Technology conversions and customer communication remain vital to the merger process, but employee advocacy shows workers that their livelihood matters.

Keep in mind that the intent here is not limited to HR functions and training. Expand the outreach to include communication teams, regular employee forums, and outbound requests for questions from the merger management team. Mergers should be more like two-way conversations rather than top-down directives.

  1. Resolve inconsistencies together.

Employees should not hear one thing and experience another. I recently observed two community banks in a single market merger where branches overlapped and staff became redundant. Opportunities for new efficiencies arose, but employees remained fearful of their futures.

To address the issue, bank leaders invited select employees from both institutions to talk about the merger. The two sides discussed what the employee population wanted to know and how to best communicate that information. As a result, leaders at both banks were engaged and ready to help employees prepare for a potentially scary period of change.

  1. Keep employees in the loop about decisions as they are being made.

All too often, leadership fails to realize that while they might be working in real time, most personnel isn’t. Employees are doing their jobs and taking care of the company and customers. So it’s important that as decisions are made about the company and the merger, information is communicated and then recommunicated to employees as appropriate.

This isn’t about regurgitating the same email over and over — it’s about building a hierarchy of what is important for personnel to grasp and reinforce it. It’s easy for memos and emails to be missed or glossed over by busy employees, so make sure important information is making it through the clutter to the people who need to know.

Effective communication in one merger

For leaders who see mergers occur all the time, these operations feel like routine conversions. Employees see things differently. To them, mergers have everything to do with their careers. When banks fail to consider the importance of employee communications during these times, they invite the fear of the unknown even when the merger offers plenty of positives.

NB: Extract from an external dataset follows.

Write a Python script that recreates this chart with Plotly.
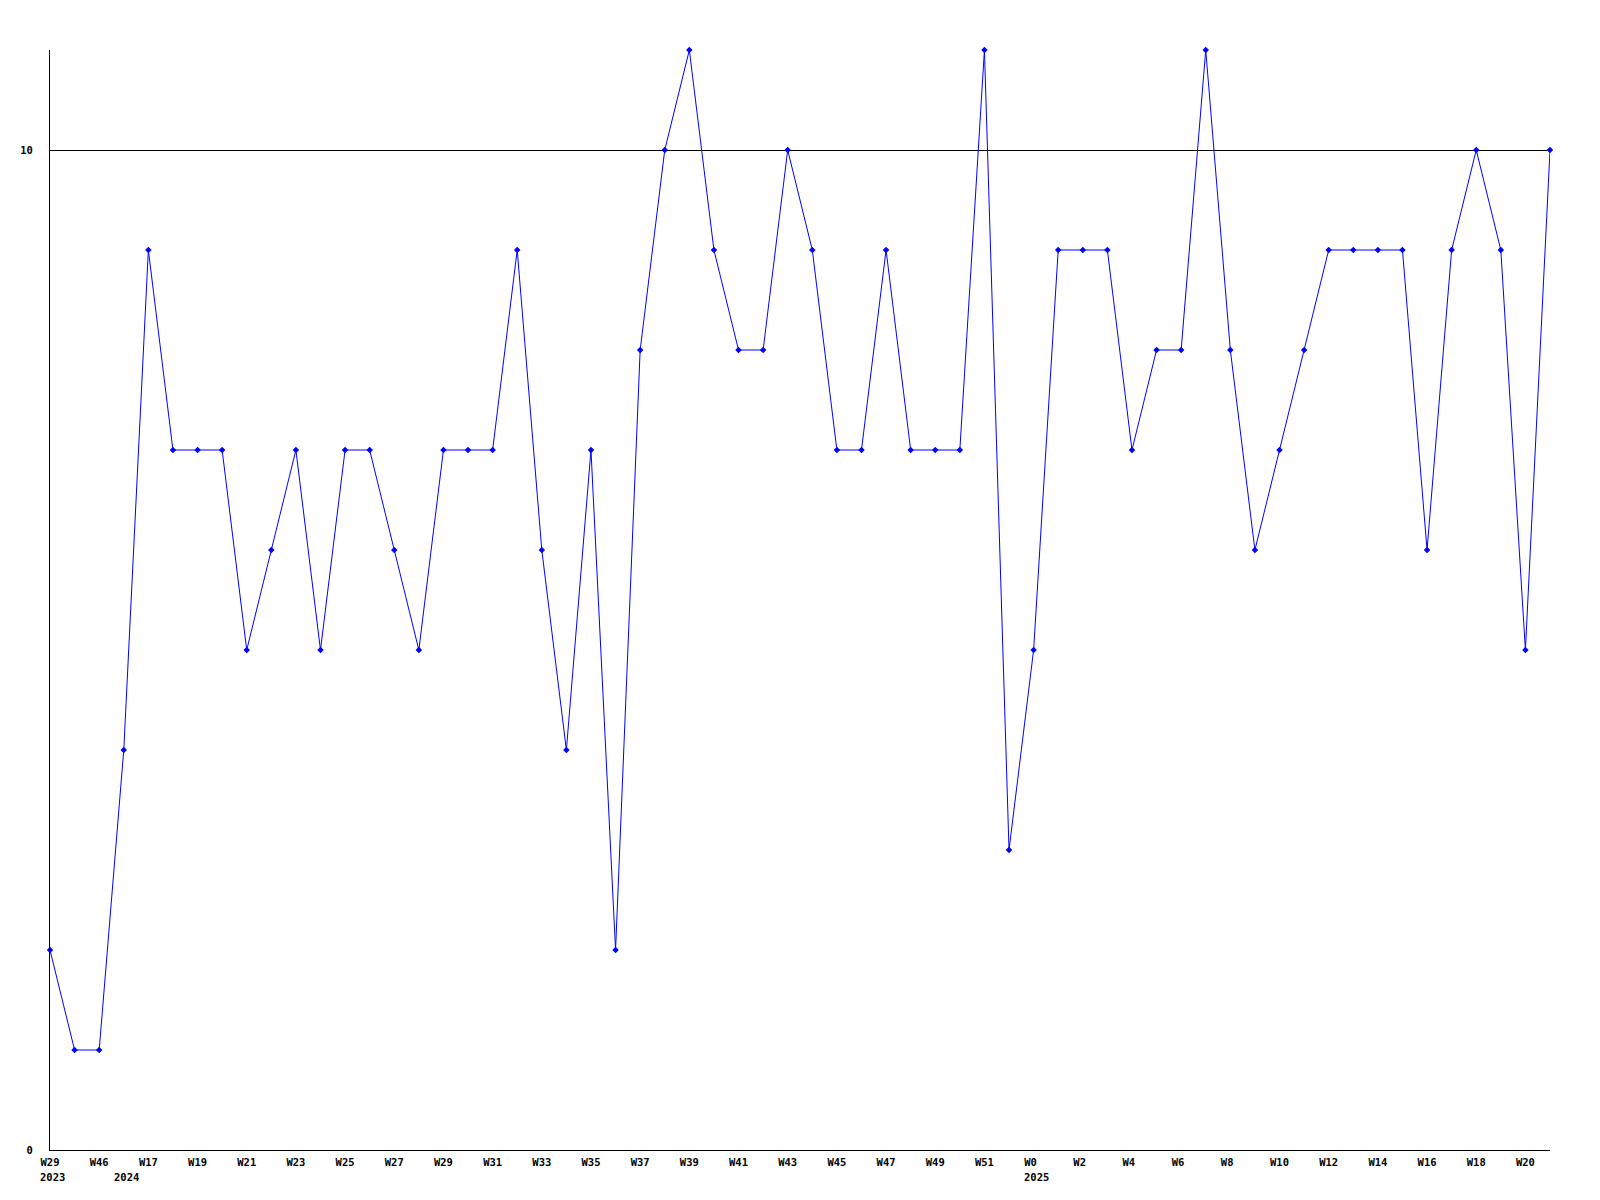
import plotly.graph_objects as go

# Week labels (only every other point is labelled in the reference)
tick_labels = ["W29", "W46", "W17", "W19", "W21", "W23", "W25", "W27", "W29", "W31",
               "W33", "W35", "W37", "W39", "W41", "W43", "W45", "W47", "W49", "W51",
               "W0", "W2", "W4", "W6", "W8", "W10", "W12", "W14", "W16", "W18", "W20"]
year_labels = ["2023", "2024", "2025"]
year_label_points = [0, 3, 40]

values = [2, 1, 1, 4, 9, 7, 7, 7, 5, 6,
          7, 5, 7, 7, 6, 5, 7, 7, 7, 9,
          6, 4, 7, 2, 8, 10, 11, 9, 8, 8,
          10, 9, 7, 7, 9, 7, 7, 7, 11, 3,
          5, 9, 9, 9, 7, 8, 8, 11, 8, 6,
          7, 8, 9, 9, 9, 9, 6, 9, 10, 9,
          5, 10]

x = list(range(len(values)))
tickvals = x[::2]
# labels are left-aligned in the original; pad short ones to 3 chars
tick_text = [t + "\u00a0" * (3 - len(t)) for t in tick_labels]

FONT = dict(family="DejaVu Sans Mono", size=10.5, color="black", weight="bold")

fig = go.Figure()
fig.add_trace(go.Scatter(
    x=x, y=values, mode="lines+markers",
    line=dict(color="#0000ff", width=1),
    marker=dict(symbol="diamond", size=5, color="#0000ff"),
    showlegend=False, cliponaxis=False,
))

for yl, idx in zip(year_labels, year_label_points):
    fig.add_annotation(x=idx, y=0, xref="x", yref="paper", text=yl,
                       showarrow=False, yanchor="top", xanchor="left",
                       xshift=-12, yshift=-19, font=FONT)

fig.update_layout(
    width=1584, height=1184,
    margin=dict(l=42, r=42, t=42, b=42, autoexpand=False),
    paper_bgcolor="white", plot_bgcolor="white",
    font=FONT,
)
fig.update_xaxes(
    range=[0, len(values) - 1], tickvals=tickvals, ticktext=tick_text,
    showgrid=False, zeroline=False, showline=True, linecolor="black", linewidth=1,
    ticks="", tickfont=FONT, tickangle=0, ticklabelstandoff=2,
)
fig.update_yaxes(
    range=[0, 11], tickvals=[0, 10], ticktext=["0", "10"],
    showgrid=True, gridcolor="black", gridwidth=1, zeroline=False,
    showline=True, linecolor="black", linewidth=1,
    ticks="", tickfont=FONT, ticklabelstandoff=14,
)

fig.write_html("out.html")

While recent research has predicted that the mergers uptick experienced in 2018 will continue through 2019, participants in the merger market should realize that each deal is different and a laser focus is needed for every one. The merger market in the United States is one of the most bullish in the world. As more banks seek advantageous combinations, leaders at those institutions must keep their employees in mind and address their concerns first — or risk entering a period of change with a disengaged and unhappy workforce.